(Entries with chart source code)

§ §

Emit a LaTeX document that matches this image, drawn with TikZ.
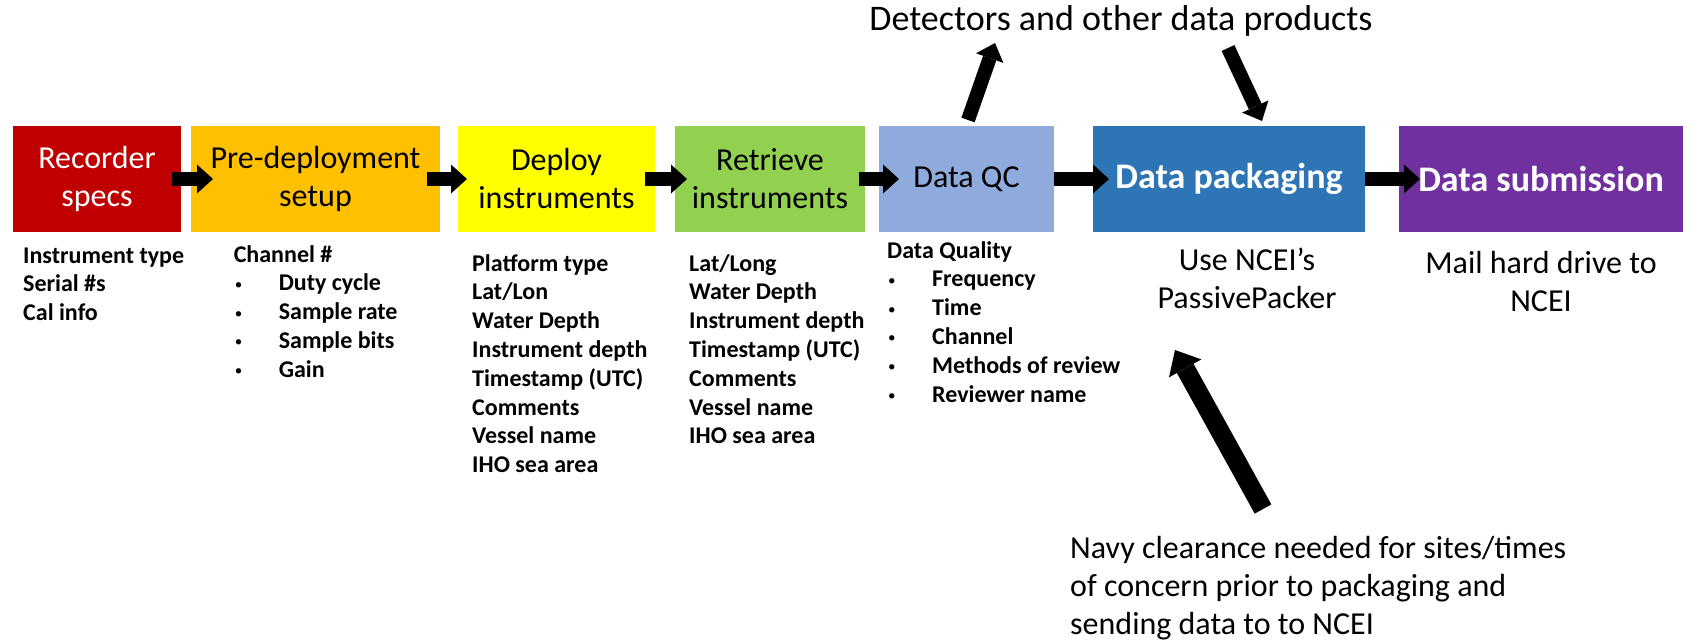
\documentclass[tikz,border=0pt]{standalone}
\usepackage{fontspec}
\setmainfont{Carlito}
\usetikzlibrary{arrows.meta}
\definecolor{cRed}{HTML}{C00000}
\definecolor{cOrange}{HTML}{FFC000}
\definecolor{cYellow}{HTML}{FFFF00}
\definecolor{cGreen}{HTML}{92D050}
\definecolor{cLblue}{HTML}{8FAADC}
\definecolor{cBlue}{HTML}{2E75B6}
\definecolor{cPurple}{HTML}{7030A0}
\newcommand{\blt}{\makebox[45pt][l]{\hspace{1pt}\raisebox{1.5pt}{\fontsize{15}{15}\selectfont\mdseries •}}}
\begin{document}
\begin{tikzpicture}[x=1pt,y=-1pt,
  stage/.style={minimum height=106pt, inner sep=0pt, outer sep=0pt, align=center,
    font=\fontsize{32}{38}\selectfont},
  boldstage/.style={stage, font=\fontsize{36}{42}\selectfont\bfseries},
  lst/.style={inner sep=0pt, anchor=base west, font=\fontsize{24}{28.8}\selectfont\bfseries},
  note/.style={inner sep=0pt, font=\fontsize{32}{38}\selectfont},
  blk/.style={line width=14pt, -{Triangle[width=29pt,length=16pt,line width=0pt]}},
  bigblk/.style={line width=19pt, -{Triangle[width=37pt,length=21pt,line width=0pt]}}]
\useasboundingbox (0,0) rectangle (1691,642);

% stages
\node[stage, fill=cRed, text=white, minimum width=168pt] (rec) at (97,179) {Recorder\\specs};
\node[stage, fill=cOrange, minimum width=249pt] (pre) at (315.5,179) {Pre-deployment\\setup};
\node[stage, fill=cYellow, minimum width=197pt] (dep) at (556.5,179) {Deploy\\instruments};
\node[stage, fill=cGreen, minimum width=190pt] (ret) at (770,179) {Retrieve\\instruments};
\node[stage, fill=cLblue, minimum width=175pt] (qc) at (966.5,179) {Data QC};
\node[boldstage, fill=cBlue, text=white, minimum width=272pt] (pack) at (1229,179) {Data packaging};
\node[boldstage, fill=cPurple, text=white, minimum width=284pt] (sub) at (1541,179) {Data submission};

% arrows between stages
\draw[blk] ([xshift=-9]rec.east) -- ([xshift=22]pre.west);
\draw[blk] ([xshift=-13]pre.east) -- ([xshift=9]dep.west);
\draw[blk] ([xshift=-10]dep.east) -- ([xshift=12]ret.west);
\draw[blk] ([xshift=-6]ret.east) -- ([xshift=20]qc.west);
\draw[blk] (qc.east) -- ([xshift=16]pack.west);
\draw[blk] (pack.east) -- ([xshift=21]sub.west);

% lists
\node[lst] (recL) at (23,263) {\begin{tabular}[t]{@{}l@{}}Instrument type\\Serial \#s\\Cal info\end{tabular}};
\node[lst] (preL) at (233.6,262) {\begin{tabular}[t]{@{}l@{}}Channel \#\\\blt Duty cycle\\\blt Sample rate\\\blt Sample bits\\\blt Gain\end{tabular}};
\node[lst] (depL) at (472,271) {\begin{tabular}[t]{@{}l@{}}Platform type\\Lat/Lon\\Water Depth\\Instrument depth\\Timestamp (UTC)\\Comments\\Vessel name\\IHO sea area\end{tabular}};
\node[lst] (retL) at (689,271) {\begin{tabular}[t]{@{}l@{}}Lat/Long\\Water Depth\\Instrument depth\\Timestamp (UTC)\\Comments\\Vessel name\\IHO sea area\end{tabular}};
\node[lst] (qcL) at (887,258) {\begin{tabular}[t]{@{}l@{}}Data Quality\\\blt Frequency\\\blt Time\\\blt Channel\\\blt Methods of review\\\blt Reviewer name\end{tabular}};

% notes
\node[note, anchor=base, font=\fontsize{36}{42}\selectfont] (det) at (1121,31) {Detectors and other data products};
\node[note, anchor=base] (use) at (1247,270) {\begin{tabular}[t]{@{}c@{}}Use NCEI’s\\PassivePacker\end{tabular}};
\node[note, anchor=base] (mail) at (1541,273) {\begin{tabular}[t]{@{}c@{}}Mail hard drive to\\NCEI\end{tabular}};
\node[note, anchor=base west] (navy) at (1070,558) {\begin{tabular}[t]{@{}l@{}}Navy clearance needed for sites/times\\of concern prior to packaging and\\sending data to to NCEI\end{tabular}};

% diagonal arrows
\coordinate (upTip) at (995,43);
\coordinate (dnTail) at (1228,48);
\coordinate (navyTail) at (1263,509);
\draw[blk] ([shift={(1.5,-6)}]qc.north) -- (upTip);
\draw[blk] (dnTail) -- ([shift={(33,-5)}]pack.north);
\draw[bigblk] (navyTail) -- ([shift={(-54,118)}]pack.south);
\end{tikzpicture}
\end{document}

§ §

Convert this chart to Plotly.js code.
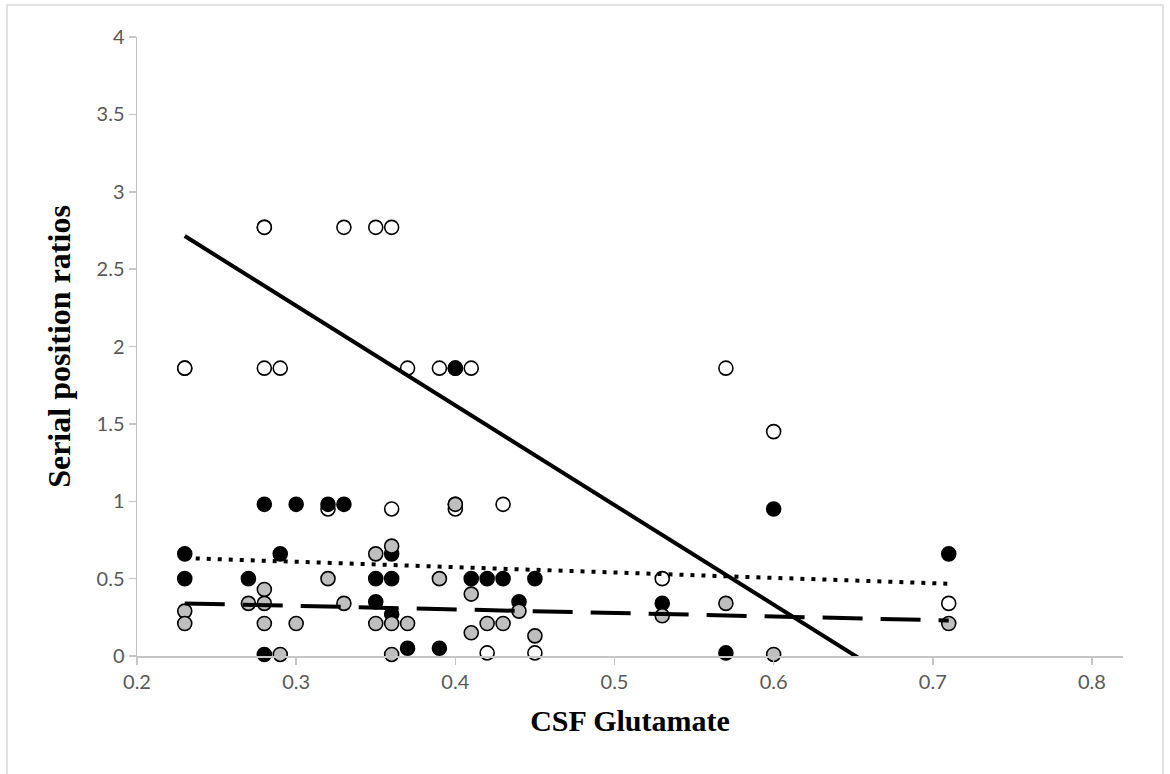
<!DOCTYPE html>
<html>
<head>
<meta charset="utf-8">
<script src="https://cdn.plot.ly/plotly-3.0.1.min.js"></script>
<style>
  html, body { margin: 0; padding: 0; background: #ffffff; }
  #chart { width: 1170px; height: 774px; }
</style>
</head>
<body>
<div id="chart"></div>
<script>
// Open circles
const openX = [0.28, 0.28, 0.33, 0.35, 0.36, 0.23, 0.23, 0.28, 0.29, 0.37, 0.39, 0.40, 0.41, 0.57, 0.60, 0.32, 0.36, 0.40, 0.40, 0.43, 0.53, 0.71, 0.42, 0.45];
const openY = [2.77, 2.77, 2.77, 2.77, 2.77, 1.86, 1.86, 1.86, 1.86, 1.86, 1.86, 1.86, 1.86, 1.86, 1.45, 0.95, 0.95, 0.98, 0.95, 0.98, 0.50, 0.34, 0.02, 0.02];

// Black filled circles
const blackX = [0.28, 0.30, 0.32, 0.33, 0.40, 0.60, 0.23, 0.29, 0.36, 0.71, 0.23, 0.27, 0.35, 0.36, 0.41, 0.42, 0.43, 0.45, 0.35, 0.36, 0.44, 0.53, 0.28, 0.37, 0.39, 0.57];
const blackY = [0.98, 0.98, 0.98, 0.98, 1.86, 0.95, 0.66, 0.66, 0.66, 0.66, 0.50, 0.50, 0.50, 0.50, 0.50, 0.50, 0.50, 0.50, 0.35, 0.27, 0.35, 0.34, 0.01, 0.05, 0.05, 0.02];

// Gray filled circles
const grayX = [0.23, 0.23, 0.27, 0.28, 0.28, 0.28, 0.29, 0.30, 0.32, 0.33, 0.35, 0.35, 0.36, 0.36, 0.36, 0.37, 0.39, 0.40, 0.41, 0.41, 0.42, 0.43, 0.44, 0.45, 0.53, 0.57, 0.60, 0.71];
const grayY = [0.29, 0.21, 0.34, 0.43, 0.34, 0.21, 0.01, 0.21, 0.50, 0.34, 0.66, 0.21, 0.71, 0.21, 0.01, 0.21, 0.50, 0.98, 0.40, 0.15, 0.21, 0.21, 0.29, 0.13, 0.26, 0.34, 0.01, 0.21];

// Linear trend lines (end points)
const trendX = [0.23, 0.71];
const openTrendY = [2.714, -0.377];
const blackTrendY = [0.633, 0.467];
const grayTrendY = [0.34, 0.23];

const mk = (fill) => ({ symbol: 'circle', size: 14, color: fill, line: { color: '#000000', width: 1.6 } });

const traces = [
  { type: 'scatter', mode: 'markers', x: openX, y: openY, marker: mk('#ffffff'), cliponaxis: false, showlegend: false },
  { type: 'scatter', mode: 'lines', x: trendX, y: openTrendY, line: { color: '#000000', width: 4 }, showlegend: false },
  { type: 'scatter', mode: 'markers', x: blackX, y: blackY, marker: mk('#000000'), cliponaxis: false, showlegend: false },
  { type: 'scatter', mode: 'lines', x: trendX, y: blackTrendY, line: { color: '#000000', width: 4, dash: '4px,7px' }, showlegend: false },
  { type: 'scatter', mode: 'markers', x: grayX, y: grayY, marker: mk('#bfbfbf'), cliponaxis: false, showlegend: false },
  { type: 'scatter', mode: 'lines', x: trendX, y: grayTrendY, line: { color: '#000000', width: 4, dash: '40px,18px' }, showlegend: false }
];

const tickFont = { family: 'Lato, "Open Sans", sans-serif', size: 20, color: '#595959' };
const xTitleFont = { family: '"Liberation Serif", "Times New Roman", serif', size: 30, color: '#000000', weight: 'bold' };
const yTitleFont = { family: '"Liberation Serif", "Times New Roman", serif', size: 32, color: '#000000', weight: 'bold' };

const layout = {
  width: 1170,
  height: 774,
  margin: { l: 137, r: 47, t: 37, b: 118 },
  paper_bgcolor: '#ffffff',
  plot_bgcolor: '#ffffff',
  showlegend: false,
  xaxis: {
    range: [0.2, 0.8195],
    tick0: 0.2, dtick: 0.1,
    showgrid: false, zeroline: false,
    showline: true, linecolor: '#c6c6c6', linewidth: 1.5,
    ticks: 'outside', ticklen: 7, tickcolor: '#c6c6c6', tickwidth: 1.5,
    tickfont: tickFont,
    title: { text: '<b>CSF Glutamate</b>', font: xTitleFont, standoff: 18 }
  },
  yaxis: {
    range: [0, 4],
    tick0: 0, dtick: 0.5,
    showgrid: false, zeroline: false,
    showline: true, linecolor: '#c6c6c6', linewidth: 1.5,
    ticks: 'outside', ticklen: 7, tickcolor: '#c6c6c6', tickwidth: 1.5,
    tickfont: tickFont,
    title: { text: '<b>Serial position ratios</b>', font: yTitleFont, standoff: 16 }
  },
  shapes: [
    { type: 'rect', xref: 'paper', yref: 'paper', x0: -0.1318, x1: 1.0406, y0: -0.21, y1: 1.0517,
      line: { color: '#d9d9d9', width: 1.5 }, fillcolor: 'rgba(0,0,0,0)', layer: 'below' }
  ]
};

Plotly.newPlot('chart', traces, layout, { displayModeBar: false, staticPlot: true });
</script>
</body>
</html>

§ §

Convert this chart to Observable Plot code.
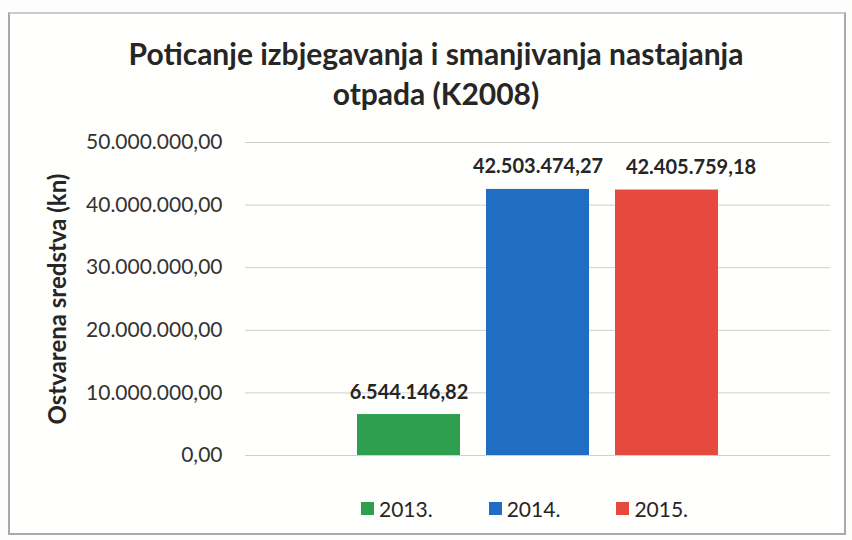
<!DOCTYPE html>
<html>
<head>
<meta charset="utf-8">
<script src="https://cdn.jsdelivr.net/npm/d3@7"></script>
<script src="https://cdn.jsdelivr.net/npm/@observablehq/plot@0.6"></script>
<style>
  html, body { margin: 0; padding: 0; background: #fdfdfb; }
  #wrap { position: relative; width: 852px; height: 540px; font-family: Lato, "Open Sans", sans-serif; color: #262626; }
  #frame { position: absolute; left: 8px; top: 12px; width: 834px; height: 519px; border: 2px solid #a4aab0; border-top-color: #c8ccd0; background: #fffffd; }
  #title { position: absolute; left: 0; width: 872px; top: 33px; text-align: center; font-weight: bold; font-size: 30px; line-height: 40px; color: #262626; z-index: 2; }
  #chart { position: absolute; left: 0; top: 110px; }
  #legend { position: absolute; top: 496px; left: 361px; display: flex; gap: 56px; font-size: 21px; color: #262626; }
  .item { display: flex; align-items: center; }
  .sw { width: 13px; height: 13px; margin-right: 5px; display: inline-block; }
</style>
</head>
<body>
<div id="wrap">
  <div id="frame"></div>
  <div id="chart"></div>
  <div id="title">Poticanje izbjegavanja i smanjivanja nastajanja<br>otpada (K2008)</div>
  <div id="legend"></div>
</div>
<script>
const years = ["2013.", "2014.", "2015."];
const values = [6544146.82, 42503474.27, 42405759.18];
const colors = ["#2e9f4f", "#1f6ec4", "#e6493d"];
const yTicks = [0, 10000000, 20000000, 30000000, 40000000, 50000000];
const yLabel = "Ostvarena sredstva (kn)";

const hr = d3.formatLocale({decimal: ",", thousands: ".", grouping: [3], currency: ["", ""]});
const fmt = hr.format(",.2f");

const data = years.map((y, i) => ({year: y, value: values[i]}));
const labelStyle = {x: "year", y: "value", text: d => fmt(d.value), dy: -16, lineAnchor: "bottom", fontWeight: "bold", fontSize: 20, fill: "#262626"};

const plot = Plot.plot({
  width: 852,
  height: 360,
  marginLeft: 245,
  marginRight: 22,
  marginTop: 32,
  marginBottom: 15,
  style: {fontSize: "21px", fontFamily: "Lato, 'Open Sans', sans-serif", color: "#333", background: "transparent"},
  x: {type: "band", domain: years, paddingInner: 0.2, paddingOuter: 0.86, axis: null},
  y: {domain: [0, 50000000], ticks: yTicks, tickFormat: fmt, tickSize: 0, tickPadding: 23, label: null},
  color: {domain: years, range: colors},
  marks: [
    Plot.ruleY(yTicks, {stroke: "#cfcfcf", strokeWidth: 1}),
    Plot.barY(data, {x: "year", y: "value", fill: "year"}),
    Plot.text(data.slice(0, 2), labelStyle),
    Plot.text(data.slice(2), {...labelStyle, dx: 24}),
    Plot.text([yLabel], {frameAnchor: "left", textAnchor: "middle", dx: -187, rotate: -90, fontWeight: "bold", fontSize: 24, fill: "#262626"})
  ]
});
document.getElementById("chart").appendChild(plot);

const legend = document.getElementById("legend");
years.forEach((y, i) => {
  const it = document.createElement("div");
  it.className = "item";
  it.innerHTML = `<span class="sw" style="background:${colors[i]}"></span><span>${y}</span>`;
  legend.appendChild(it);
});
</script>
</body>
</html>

§ §

-- Challenge --
Transcribe exactly the lines between the one containing "Convert this chart to Plotly.js code." and the one containing "0.34, 0.02, 0.02];", counting both ends. Pictures are not copied.

-- Result of the exercise --
Convert this chart to Plotly.js code.
<!DOCTYPE html>
<html>
<head>
<meta charset="utf-8">
<script src="https://cdn.plot.ly/plotly-3.0.1.min.js"></script>
<style>
  html, body { margin: 0; padding: 0; background: #ffffff; }
  #chart { width: 1170px; height: 774px; }
</style>
</head>
<body>
<div id="chart"></div>
<script>
// Open circles
const openX = [0.28, 0.28, 0.33, 0.35, 0.36, 0.23, 0.23, 0.28, 0.29, 0.37, 0.39, 0.40, 0.41, 0.57, 0.60, 0.32, 0.36, 0.40, 0.40, 0.43, 0.53, 0.71, 0.42, 0.45];
const openY = [2.77, 2.77, 2.77, 2.77, 2.77, 1.86, 1.86, 1.86, 1.86, 1.86, 1.86, 1.86, 1.86, 1.86, 1.45, 0.95, 0.95, 0.98, 0.95, 0.98, 0.50, 0.34, 0.02, 0.02];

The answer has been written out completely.